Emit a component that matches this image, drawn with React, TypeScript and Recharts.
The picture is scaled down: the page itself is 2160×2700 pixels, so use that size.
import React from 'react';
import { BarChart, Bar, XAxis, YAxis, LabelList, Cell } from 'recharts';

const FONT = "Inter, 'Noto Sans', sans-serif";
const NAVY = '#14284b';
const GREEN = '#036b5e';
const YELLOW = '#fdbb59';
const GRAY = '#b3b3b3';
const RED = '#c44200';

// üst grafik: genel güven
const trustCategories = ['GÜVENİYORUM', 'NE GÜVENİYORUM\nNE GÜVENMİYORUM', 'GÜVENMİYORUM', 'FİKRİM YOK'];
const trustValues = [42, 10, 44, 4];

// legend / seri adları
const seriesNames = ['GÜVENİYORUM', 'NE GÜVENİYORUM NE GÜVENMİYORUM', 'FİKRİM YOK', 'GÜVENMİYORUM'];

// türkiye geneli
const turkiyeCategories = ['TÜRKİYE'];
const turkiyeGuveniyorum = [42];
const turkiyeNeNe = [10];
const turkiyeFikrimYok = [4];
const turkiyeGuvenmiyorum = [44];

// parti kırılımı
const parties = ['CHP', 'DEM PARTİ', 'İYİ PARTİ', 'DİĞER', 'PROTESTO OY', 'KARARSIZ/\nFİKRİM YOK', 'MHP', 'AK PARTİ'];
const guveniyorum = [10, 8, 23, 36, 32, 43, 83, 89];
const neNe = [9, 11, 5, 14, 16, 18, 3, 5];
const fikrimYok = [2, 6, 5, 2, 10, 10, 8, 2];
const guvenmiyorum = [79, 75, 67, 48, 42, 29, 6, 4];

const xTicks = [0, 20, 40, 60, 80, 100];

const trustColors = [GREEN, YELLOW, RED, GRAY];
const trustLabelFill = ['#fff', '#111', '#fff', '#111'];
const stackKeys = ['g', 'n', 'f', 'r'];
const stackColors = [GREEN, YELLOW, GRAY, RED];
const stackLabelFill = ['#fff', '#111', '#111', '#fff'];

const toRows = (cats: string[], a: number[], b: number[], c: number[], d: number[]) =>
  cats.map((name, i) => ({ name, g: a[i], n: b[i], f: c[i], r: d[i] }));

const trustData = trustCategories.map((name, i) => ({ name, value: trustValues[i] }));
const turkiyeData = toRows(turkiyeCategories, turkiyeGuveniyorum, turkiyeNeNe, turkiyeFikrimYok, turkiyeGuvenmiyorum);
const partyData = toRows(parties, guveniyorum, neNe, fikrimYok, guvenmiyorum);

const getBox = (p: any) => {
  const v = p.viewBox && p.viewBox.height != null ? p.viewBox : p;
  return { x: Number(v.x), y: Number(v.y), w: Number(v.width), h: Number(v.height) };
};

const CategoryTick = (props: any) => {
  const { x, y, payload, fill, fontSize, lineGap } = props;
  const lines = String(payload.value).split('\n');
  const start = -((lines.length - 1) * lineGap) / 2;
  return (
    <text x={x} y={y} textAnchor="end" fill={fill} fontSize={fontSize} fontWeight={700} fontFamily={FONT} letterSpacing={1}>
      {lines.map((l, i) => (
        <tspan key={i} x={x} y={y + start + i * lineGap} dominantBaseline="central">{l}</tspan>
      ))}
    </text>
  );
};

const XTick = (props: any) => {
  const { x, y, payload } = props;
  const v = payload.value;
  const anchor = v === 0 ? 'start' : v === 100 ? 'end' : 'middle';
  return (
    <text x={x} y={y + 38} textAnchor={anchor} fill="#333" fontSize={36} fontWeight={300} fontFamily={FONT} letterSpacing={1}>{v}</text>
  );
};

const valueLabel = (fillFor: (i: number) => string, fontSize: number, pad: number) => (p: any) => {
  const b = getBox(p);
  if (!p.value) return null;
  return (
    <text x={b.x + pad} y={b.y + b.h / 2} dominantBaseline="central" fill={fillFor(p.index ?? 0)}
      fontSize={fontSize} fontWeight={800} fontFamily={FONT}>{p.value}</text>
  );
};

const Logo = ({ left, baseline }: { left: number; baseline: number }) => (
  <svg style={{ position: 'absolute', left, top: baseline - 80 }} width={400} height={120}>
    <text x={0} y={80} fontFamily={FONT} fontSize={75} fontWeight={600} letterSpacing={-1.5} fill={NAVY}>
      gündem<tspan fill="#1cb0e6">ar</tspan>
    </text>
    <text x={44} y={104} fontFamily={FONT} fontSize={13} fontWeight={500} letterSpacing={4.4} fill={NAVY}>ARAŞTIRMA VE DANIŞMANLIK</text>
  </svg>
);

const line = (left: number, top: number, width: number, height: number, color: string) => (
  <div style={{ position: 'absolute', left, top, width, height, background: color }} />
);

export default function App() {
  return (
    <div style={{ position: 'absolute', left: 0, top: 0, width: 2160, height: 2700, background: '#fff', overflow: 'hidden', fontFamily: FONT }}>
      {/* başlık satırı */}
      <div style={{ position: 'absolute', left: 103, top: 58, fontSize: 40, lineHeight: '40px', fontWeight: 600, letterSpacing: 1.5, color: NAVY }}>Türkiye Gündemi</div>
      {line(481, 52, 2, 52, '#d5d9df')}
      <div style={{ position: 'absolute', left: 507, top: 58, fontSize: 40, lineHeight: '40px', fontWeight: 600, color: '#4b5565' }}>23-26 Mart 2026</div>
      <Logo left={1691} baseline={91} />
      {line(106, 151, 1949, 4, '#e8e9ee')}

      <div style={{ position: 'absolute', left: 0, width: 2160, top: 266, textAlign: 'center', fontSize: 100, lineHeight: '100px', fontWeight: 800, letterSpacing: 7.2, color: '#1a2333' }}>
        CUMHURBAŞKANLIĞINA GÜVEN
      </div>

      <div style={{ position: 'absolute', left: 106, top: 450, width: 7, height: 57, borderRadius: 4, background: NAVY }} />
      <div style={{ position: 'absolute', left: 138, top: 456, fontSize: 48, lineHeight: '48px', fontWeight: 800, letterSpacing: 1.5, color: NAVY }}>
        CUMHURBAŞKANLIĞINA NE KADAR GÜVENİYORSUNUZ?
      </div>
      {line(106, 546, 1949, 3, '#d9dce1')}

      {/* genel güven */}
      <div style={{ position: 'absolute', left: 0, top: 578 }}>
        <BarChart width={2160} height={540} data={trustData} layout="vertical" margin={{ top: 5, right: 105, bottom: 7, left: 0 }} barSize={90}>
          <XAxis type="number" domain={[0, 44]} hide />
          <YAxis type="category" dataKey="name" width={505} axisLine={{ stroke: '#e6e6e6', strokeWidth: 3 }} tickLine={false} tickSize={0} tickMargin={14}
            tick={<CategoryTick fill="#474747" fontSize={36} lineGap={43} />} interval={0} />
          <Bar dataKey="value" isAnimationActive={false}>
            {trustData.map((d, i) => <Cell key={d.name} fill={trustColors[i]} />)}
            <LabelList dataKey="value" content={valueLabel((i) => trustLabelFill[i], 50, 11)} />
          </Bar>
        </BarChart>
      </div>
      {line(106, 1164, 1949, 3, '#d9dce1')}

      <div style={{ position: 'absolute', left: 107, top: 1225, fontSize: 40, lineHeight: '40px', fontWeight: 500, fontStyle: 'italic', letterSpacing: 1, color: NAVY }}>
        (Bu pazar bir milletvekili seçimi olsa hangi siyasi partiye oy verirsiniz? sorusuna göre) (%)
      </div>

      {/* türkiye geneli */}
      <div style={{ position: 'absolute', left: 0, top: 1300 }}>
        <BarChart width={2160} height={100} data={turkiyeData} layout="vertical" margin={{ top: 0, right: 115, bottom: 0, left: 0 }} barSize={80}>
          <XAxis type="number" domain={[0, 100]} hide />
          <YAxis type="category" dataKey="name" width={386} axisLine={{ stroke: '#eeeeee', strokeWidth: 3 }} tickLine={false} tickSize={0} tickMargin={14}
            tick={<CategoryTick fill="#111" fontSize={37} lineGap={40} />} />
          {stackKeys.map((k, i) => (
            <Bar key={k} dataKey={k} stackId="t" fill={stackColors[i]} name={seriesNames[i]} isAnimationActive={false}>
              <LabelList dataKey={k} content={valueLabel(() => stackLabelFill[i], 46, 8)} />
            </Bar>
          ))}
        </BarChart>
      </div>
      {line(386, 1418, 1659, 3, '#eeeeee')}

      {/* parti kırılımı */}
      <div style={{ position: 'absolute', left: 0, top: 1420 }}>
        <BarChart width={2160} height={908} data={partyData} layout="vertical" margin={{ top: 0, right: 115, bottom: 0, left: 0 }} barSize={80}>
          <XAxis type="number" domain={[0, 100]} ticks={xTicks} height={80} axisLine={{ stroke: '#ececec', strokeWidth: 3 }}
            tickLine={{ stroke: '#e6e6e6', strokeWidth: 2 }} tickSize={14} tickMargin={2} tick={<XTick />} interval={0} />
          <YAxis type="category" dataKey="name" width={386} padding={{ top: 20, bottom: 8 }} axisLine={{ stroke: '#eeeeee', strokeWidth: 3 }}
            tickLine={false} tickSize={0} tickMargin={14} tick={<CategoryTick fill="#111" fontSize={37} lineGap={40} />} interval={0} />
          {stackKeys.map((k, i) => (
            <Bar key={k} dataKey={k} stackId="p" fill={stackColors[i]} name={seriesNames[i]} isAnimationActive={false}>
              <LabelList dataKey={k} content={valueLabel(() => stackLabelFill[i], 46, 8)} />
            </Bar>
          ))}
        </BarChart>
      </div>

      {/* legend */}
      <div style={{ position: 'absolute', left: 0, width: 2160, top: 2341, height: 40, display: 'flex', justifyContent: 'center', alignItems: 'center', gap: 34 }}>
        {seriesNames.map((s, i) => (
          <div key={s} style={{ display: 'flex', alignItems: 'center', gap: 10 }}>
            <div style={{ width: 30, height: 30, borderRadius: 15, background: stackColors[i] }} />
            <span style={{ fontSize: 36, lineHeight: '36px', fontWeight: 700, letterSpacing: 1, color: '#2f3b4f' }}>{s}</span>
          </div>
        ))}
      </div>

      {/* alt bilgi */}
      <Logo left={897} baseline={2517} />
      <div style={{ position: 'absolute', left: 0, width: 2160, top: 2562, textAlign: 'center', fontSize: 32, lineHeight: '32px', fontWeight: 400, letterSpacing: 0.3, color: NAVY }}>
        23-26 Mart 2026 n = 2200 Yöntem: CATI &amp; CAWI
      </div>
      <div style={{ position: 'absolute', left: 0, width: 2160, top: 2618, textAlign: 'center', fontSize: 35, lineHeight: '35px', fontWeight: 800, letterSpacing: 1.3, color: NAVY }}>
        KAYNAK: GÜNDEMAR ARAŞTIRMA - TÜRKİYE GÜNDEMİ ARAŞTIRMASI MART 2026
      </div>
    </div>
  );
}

⁂

> _Short problem_: Write out a verbatim copy of the data, beginning with its first line and ending with the line that contains "cats.map((name, i) =>".

> _Solution to this task_:
Emit a component that matches this image, drawn with React, TypeScript and Recharts.
The picture is scaled down: the page itself is 2160×2700 pixels, so use that size.
import React from 'react';
import { BarChart, Bar, XAxis, YAxis, LabelList, Cell } from 'recharts';

const FONT = "Inter, 'Noto Sans', sans-serif";
const NAVY = '#14284b';
const GREEN = '#036b5e';
const YELLOW = '#fdbb59';
const GRAY = '#b3b3b3';
const RED = '#c44200';

// üst grafik: genel güven
const trustCategories = ['GÜVENİYORUM', 'NE GÜVENİYORUM\nNE GÜVENMİYORUM', 'GÜVENMİYORUM', 'FİKRİM YOK'];
const trustValues = [42, 10, 44, 4];

// legend / seri adları
const seriesNames = ['GÜVENİYORUM', 'NE GÜVENİYORUM NE GÜVENMİYORUM', 'FİKRİM YOK', 'GÜVENMİYORUM'];

// türkiye geneli
const turkiyeCategories = ['TÜRKİYE'];
const turkiyeGuveniyorum = [42];
const turkiyeNeNe = [10];
const turkiyeFikrimYok = [4];
const turkiyeGuvenmiyorum = [44];

// parti kırılımı
const parties = ['CHP', 'DEM PARTİ', 'İYİ PARTİ', 'DİĞER', 'PROTESTO OY', 'KARARSIZ/\nFİKRİM YOK', 'MHP', 'AK PARTİ'];
const guveniyorum = [10, 8, 23, 36, 32, 43, 83, 89];
const neNe = [9, 11, 5, 14, 16, 18, 3, 5];
const fikrimYok = [2, 6, 5, 2, 10, 10, 8, 2];
const guvenmiyorum = [79, 75, 67, 48, 42, 29, 6, 4];

const xTicks = [0, 20, 40, 60, 80, 100];

const trustColors = [GREEN, YELLOW, RED, GRAY];
const trustLabelFill = ['#fff', '#111', '#fff', '#111'];
const stackKeys = ['g', 'n', 'f', 'r'];
const stackColors = [GREEN, YELLOW, GRAY, RED];
const stackLabelFill = ['#fff', '#111', '#111', '#fff'];

const toRows = (cats: string[], a: number[], b: number[], c: number[], d: number[]) =>
  cats.map((name, i) => ({ name, g: a[i], n: b[i], f: c[i], r: d[i] }));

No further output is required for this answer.